正直、ここがコクリコ荘と一番近いような印象を受けました。
ここはロケ地とはされていないのですが、『コクリコ坂から』は横浜市とタイアップしていて、PRできるエリアに制限があったのでしょうか。
というのは、穿った見方かもしれません……。

「旧柳下邸」については、こちらの記事をご覧ください。

線路とトンネル

コクリコ坂から 線路とトンネル
映画のなかで、松崎海の通学路に、線路とトンネルが見えるシーンがあります。
ロケ地周辺で、線路とトンネルが見えるのは、この石川町駅と山手駅の中間にある、ここだけらしいです。

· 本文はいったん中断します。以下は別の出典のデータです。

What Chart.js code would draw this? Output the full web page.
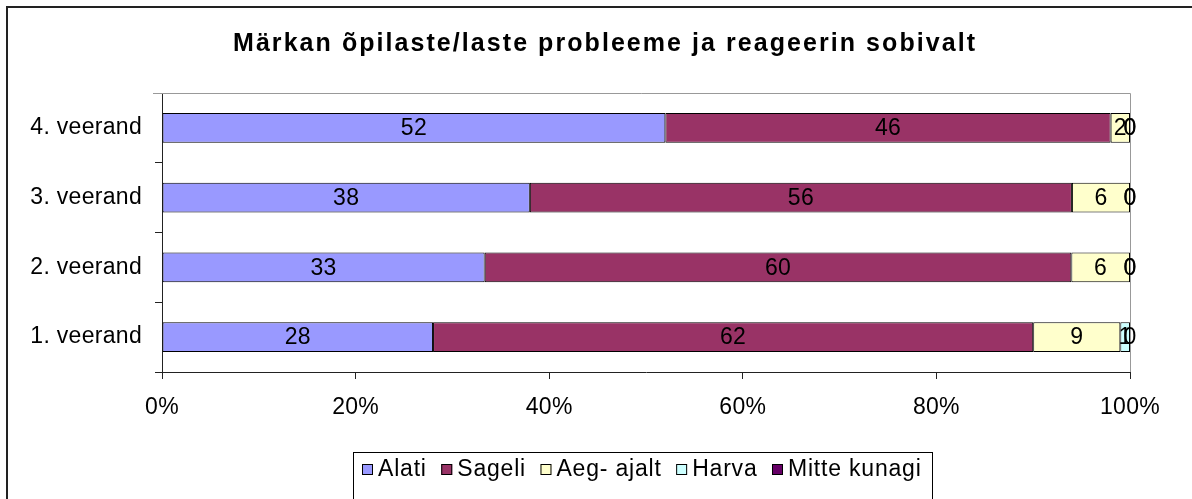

しかし、あの風景は、宮崎駿さんが美術の参考用に想像で描いたものなので、ここがモデルというわけではありません。

宝田洋食器店

コクリコ坂から 宝田洋食器店
元町商店街には、「TAKARADA」という洋食器店があります。
このお店は、映画で直接的には描かれていないんですが、路面電車の看板広告に「宝田洋食器店」と名前だけ登場しています。
1882年創業の老舗です。

丸英商店

コクリコ坂から 丸英商店
元町商店の脇道には丸英商店という精肉店があります。
ここで俊は、コロッケを二つ買って、海と一緒に食べていました。
実際に1950年創業で、海たちが食べていたサクサクのコロッケも実際に販売されています。
がしかし、ロケ地めぐりをしている日は、夏休みだったのか閉まっていました。無念……。

宮崎生花店

コクリコ坂から 宮崎生花店
このお花屋さんは、俊と海が自転車を2人乗りして坂道を下るときに通りました。
なんと、1873年創業で、当時から変わらないモダンな外観なんだそうです。代官坂の途中にあります。

元町厳島神社

コクリコ坂から 元町厳島神社
海の通学路には、鳥居がありましたけど、おそらくここがモデルだと思います。

クイーンの塔

コクリコ坂から クイーンの塔
夜の山下公園を歩く、海と俊の後ろには、このクイーンの塔が見えていました。
映画では、実際には見えない位置から見えていたのですが、あれはアニメーションならではの嘘をついた風景ですね。

ホテルニューグランド

コクリコ坂から ホテルニューグランド
こちらも、山下公園から見えるホテルニューグランドの看板です。
映画では、海と俊の歩く横からのアングルのときに、この「HOTEL NEW GRAND」の文字が大きく描かれていました。

マリンタワー

コクリコ坂から マリンタワー
そして、海と俊の歩く先には、煌々と輝くマリンタワーがありました。
当時は、塔自体がカラフルに光っていて、灯台の役割も果たしていました。

いま現在のマリンタワーは工事改装中で、2022年4月に再オープン予定です。

氷川丸

コクリコ坂から 氷川丸
この氷川丸は、映画でもそのまま氷川丸として描かれていました。
当時のカラーリングだったので色は緑でした。

また、映画の終盤で登場した外洋航路船の「船洋丸」も、氷川丸と似ていましたね。

以上

『コクリコ坂から』のロケ地めぐりでした。
本作は、ジブリ作品としては初めて、公式にロケ地が公表されました。

映画のガイドブックにもロケ地が掲載されていますので、皆さんも本を片手に、ロケ地めぐりをしてみてはいかがでしょうか?